**Information supplied**
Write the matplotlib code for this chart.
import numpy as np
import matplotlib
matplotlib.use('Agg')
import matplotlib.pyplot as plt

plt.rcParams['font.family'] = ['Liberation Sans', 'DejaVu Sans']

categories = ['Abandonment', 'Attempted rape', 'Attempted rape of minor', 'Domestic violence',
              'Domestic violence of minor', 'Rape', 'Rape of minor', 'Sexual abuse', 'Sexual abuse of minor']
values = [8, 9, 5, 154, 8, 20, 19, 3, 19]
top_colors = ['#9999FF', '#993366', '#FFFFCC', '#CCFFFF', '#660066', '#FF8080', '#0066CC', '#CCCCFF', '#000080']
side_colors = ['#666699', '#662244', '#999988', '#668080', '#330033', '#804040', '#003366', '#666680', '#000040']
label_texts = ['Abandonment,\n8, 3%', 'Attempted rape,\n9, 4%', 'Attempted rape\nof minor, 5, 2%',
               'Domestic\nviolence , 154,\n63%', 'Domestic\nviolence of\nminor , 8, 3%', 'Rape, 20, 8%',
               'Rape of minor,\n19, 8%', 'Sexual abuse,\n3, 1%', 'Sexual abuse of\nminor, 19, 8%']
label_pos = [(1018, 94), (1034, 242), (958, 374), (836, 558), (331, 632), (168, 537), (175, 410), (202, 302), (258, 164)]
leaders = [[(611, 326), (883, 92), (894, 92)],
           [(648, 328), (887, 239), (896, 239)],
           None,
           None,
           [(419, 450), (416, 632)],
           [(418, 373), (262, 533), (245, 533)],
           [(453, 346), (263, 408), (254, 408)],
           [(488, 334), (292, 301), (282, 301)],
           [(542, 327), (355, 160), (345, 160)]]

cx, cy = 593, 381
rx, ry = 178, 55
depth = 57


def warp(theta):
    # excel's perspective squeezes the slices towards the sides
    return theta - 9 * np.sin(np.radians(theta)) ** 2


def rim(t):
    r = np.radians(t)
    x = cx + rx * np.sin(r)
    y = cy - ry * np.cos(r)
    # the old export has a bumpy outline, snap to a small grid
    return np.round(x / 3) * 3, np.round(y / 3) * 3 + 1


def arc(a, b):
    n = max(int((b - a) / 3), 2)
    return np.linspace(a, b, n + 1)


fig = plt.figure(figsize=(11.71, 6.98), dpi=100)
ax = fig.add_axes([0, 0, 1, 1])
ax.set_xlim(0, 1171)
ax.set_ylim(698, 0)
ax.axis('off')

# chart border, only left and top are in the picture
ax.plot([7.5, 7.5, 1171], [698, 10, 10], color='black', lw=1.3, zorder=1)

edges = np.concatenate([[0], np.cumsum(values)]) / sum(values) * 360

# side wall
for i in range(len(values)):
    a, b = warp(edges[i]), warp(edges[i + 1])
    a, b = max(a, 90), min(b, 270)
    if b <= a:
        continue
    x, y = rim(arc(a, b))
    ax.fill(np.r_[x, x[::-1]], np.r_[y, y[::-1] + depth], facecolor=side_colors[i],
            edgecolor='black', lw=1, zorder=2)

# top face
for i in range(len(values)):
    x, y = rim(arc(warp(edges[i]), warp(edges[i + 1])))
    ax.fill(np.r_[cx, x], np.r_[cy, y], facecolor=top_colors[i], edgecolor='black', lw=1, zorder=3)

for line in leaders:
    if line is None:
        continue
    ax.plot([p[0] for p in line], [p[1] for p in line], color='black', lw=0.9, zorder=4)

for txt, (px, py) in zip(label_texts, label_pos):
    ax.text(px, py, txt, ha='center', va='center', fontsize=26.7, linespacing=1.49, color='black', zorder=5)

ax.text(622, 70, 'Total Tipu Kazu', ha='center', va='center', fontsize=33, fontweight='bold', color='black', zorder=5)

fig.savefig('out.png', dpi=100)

**Problem statement**
Extract all of the data above without altering anything.

**Result of this exercise**
Write the matplotlib code for this chart.
import numpy as np
import matplotlib
matplotlib.use('Agg')
import matplotlib.pyplot as plt

plt.rcParams['font.family'] = ['Liberation Sans', 'DejaVu Sans']

categories = ['Abandonment', 'Attempted rape', 'Attempted rape of minor', 'Domestic violence',
              'Domestic violence of minor', 'Rape', 'Rape of minor', 'Sexual abuse', 'Sexual abuse of minor']
values = [8, 9, 5, 154, 8, 20, 19, 3, 19]
top_colors = ['#9999FF', '#993366', '#FFFFCC', '#CCFFFF', '#660066', '#FF8080', '#0066CC', '#CCCCFF', '#000080']
side_colors = ['#666699', '#662244', '#999988', '#668080', '#330033', '#804040', '#003366', '#666680', '#000040']
label_texts = ['Abandonment,\n8, 3%', 'Attempted rape,\n9, 4%', 'Attempted rape\nof minor, 5, 2%',
               'Domestic\nviolence , 154,\n63%', 'Domestic\nviolence of\nminor , 8, 3%', 'Rape, 20, 8%',
               'Rape of minor,\n19, 8%', 'Sexual abuse,\n3, 1%', 'Sexual abuse of\nminor, 19, 8%']
label_pos = [(1018, 94), (1034, 242), (958, 374), (836, 558), (331, 632), (168, 537), (175, 410), (202, 302), (258, 164)]
leaders = [[(611, 326), (883, 92), (894, 92)],
           [(648, 328), (887, 239), (896, 239)],
           None,
           None,
           [(419, 450), (416, 632)],
           [(418, 373), (262, 533), (245, 533)],
           [(453, 346), (263, 408), (254, 408)],
           [(488, 334), (292, 301), (282, 301)],
           [(542, 327), (355, 160), (345, 160)]]

cx, cy = 593, 381
rx, ry = 178, 55
depth = 57


def warp(theta):
    # excel's perspective squeezes the slices towards the sides
    return theta - 9 * np.sin(np.radians(theta)) ** 2


def rim(t):
    r = np.radians(t)
    x = cx + rx * np.sin(r)
    y = cy - ry * np.cos(r)
    # the old export has a bumpy outline, snap to a small grid
    return np.round(x / 3) * 3, np.round(y / 3) * 3 + 1


def arc(a, b):
    n = max(int((b - a) / 3), 2)
    return np.linspace(a, b, n + 1)


fig = plt.figure(figsize=(11.71, 6.98), dpi=100)
ax = fig.add_axes([0, 0, 1, 1])
ax.set_xlim(0, 1171)
ax.set_ylim(698, 0)
ax.axis('off')

# chart border, only left and top are in the picture
ax.plot([7.5, 7.5, 1171], [698, 10, 10], color='black', lw=1.3, zorder=1)

edges = np.concatenate([[0], np.cumsum(values)]) / sum(values) * 360

# side wall
for i in range(len(values)):
    a, b = warp(edges[i]), warp(edges[i + 1])
    a, b = max(a, 90), min(b, 270)
    if b <= a:
        continue
    x, y = rim(arc(a, b))
    ax.fill(np.r_[x, x[::-1]], np.r_[y, y[::-1] + depth], facecolor=side_colors[i],
            edgecolor='black', lw=1, zorder=2)

# top face
for i in range(len(values)):
    x, y = rim(arc(warp(edges[i]), warp(edges[i + 1])))
    ax.fill(np.r_[cx, x], np.r_[cy, y], facecolor=top_colors[i], edgecolor='black', lw=1, zorder=3)

for line in leaders:
    if line is None:
        continue
    ax.plot([p[0] for p in line], [p[1] for p in line], color='black', lw=0.9, zorder=4)

for txt, (px, py) in zip(label_texts, label_pos):
    ax.text(px, py, txt, ha='center', va='center', fontsize=26.7, linespacing=1.49, color='black', zorder=5)

ax.text(622, 70, 'Total Tipu Kazu', ha='center', va='center', fontsize=33, fontweight='bold', color='black', zorder=5)

fig.savefig('out.png', dpi=100)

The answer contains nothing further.